I will now refer briefly to the voyagers who subsequently visited this group, after its identity had become established. In May 1790, Lieutenant Ball,[381] in the “Supply,” when on his voyage to England from Port Jackson via Batavia, made the eastern extremity of the Solomon Islands. He sailed along the north side of the group until opposite the middle of Malaita, when he headed more to the eastward and clear of the land. He correctly surmised that he was sailing along the New Georgia of Shortland, but on the opposite side of it: though he looked upon the islands of Santa Anna, Santa Catalina, and Ulaua as his own discoveries, and he named them respectively Sirius’s Island, Massey’s Island, and Smith’s Island.
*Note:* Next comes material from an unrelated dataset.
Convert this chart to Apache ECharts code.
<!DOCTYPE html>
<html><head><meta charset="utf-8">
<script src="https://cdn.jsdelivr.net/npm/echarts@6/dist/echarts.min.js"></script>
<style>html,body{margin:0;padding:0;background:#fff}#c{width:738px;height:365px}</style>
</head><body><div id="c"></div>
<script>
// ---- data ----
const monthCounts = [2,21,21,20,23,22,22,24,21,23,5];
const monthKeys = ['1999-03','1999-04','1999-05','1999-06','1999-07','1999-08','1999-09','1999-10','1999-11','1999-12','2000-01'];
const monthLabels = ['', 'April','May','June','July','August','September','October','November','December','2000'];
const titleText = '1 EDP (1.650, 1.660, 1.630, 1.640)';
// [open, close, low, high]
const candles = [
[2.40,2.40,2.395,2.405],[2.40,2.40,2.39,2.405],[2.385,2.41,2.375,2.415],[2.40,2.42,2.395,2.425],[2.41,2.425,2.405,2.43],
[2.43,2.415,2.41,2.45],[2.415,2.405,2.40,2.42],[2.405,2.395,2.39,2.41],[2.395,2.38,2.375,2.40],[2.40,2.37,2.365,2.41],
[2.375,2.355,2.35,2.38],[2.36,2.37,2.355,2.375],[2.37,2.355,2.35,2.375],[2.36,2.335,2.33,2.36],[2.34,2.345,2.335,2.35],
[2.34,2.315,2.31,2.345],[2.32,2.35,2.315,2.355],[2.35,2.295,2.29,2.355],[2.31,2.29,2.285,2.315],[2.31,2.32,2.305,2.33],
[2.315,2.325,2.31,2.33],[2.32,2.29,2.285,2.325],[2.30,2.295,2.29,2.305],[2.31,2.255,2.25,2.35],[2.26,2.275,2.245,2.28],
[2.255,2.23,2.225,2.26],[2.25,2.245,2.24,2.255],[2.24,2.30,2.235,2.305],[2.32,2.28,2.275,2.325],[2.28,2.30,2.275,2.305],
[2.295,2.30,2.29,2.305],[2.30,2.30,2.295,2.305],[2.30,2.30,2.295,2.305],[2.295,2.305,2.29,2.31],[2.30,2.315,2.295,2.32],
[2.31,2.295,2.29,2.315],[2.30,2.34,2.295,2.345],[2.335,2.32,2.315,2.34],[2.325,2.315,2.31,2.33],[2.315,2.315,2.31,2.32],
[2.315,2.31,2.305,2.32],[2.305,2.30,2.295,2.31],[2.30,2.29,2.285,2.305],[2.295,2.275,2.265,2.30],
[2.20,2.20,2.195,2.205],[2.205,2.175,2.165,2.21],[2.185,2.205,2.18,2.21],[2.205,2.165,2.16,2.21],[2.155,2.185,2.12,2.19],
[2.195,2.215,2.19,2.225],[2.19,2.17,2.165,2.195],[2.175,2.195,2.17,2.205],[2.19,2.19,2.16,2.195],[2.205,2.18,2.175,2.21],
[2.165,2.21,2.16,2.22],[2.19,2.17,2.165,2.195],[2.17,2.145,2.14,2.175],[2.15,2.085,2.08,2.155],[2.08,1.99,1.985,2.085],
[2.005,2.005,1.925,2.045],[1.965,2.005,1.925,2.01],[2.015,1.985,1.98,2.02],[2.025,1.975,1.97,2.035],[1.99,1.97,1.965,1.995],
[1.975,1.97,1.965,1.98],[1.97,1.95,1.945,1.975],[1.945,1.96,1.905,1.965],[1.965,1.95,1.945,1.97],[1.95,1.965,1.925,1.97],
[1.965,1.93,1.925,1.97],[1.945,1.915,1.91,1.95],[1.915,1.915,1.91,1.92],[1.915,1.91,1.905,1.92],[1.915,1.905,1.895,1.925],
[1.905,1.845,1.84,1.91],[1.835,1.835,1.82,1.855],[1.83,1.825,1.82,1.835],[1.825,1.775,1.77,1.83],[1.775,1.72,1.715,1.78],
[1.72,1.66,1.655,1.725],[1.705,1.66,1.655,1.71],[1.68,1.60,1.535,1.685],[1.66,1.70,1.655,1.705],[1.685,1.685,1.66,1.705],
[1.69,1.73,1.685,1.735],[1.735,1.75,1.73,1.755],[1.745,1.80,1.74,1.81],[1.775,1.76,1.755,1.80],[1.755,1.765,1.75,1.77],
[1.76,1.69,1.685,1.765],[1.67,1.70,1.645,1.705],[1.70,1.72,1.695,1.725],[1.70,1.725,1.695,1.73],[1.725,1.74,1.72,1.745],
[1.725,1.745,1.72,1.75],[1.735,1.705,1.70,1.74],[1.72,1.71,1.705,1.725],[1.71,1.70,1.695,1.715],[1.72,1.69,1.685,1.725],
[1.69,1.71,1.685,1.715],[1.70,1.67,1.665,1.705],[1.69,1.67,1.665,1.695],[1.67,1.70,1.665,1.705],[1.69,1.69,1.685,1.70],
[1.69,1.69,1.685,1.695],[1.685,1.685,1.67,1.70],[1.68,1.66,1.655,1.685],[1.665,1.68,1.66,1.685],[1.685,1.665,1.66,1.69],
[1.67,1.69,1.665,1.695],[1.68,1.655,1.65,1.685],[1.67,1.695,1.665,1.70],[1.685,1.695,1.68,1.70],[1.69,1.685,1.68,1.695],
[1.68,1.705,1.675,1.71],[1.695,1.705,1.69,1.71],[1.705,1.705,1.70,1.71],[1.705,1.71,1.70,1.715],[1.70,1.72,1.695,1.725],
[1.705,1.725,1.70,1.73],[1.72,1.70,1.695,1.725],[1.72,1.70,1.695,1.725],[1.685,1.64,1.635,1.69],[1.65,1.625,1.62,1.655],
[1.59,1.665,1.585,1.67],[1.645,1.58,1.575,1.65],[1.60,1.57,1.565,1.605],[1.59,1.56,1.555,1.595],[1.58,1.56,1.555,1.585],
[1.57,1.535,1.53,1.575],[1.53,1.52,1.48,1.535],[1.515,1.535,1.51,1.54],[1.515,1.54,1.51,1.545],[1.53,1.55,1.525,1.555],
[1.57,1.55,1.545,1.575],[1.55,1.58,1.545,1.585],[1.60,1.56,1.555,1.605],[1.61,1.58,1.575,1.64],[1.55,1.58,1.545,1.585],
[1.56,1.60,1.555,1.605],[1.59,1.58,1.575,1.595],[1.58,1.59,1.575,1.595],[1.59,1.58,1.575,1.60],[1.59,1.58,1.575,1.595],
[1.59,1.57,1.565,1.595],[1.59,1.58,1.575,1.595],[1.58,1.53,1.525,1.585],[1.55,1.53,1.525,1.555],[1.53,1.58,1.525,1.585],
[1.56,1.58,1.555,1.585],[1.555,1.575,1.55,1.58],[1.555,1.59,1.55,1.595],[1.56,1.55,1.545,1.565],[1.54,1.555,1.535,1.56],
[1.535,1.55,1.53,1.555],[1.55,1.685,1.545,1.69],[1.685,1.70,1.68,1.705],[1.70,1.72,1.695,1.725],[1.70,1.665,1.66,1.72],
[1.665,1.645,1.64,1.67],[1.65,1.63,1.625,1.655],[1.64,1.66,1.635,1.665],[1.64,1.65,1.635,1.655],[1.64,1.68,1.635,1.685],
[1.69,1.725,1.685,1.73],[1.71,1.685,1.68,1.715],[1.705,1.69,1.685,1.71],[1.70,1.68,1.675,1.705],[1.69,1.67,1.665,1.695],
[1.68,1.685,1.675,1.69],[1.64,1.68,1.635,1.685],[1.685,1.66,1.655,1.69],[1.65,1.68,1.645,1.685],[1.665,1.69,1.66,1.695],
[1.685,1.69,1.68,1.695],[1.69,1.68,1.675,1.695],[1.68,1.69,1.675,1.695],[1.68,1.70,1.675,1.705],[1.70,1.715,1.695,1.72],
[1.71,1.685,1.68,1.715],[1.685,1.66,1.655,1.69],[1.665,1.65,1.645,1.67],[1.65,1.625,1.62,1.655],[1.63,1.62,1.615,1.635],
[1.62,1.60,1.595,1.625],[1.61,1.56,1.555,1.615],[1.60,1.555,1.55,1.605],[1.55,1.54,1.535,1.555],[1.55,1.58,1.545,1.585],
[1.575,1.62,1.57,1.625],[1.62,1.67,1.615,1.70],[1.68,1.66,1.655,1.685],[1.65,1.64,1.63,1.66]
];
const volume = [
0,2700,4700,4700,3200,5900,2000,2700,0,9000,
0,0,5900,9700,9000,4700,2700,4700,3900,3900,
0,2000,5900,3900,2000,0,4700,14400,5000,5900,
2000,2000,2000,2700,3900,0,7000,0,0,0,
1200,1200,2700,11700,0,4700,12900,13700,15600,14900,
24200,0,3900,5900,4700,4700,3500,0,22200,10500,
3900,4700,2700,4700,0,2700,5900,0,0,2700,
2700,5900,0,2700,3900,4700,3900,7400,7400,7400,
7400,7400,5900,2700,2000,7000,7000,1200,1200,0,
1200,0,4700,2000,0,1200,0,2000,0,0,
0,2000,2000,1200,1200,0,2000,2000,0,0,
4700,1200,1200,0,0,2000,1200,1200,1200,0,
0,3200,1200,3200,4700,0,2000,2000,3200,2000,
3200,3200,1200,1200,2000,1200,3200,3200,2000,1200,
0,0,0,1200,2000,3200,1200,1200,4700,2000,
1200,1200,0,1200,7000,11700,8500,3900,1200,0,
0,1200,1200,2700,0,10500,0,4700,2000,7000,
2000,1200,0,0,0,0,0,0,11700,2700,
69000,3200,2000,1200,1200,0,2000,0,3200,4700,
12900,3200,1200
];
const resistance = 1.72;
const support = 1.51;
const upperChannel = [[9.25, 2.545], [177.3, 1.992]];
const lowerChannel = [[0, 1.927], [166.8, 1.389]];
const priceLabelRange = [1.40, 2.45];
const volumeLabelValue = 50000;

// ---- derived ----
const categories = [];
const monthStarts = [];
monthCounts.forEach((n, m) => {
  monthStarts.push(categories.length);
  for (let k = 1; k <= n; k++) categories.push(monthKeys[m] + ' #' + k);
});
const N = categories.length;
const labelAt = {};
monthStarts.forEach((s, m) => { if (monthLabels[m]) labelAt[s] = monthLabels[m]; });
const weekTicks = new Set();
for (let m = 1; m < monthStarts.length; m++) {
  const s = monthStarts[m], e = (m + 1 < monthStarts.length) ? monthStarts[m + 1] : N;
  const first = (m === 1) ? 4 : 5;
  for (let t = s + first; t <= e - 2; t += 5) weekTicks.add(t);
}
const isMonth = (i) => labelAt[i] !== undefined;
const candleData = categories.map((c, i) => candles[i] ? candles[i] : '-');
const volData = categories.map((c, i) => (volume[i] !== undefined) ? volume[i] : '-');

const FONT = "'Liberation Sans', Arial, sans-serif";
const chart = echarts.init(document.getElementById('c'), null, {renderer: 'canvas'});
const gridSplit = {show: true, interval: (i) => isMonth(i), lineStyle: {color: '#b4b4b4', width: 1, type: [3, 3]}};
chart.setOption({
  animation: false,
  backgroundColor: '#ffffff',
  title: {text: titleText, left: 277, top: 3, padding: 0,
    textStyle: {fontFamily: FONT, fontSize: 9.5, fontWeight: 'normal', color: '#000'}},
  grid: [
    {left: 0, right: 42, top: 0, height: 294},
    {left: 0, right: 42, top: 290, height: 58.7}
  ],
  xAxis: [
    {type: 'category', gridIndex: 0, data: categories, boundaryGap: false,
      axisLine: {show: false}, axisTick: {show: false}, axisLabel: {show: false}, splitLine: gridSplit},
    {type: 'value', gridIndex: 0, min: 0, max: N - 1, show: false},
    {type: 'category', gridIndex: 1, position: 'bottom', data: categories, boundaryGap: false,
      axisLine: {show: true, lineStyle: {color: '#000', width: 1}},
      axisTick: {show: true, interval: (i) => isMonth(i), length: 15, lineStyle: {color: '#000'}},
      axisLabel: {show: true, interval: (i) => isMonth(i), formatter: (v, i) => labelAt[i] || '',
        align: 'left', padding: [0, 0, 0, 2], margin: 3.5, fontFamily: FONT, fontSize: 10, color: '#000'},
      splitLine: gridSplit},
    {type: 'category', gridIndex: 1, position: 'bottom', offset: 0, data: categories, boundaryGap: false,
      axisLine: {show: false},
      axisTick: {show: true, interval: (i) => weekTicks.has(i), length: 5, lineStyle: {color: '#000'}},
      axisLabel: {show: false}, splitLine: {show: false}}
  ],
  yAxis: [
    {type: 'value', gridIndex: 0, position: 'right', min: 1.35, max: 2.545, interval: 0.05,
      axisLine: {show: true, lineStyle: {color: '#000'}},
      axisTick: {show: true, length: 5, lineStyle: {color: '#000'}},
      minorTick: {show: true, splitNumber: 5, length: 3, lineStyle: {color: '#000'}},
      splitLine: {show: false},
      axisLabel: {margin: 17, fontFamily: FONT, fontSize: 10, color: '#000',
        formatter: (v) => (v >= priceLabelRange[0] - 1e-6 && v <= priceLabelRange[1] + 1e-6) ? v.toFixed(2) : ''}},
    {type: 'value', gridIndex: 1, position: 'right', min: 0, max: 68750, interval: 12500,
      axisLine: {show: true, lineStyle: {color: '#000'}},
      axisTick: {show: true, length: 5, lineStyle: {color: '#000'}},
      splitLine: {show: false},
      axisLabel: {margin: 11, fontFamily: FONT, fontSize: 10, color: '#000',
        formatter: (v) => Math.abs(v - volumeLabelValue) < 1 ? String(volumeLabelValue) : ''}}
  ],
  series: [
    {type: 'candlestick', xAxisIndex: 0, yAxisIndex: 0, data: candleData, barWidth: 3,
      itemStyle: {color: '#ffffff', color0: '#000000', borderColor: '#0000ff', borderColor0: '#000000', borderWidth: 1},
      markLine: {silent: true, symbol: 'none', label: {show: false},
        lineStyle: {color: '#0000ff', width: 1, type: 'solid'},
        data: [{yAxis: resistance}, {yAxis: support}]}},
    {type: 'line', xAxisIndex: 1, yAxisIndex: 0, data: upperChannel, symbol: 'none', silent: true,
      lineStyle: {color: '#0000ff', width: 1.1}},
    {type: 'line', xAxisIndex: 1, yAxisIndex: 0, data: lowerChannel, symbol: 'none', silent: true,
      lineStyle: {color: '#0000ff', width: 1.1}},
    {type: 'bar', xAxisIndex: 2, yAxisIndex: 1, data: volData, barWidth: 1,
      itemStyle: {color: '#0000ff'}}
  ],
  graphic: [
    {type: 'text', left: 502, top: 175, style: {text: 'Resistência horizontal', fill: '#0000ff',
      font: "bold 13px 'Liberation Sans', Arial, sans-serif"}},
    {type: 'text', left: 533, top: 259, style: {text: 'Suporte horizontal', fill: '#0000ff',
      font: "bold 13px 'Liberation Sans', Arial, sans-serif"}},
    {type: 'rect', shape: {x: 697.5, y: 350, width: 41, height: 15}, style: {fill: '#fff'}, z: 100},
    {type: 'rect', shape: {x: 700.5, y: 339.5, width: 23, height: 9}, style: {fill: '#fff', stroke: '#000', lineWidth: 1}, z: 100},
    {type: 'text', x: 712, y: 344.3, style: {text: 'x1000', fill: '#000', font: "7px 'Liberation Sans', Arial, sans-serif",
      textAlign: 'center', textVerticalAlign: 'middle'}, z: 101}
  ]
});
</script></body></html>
In December 1791, Captain Bowen of the ship “Albemarle,” during his voyage from Port Jackson to Bombay, sailed along the coast of New Georgia, and reported that he had seen the floating wreck of one of the vessels of La Pérouse; but this report was discredited by Captain Dillon in the narrative of his search after the missing expedition.[382] In 1792, Captain Manning,[383] of the Honourable East India Company’s Service, during his voyage from Port Jackson to Batavia in the ship “Pitt,” made the south coast of the Solomon Group off Cape Sidney, which was the headland first sighted by Lieutenant Shortland. Sailing westward, he imagined St. Christoval and Guadalcanar were continuous, and he thus delineates their coasts in his track-chart much as Shortland did. The Russell Islands he named Macaulay’s Archipelago, a name which ought to be retained as a compliment to their discoverer. He then passed between Rubiana and Isabel, naming the high land of the latter island Keate’s Mountains. Passing through the strait between Choiseul and Isabel, which bears his name, Captain Manning proceeded northward on his voyage.

[381] Vide “An Historical Journal,” &c., by Capt. John Hunter. London, 1793; pp. 417-419.

[382] “Voyage in search of La Pérouse’s Expedition.” London, 1829.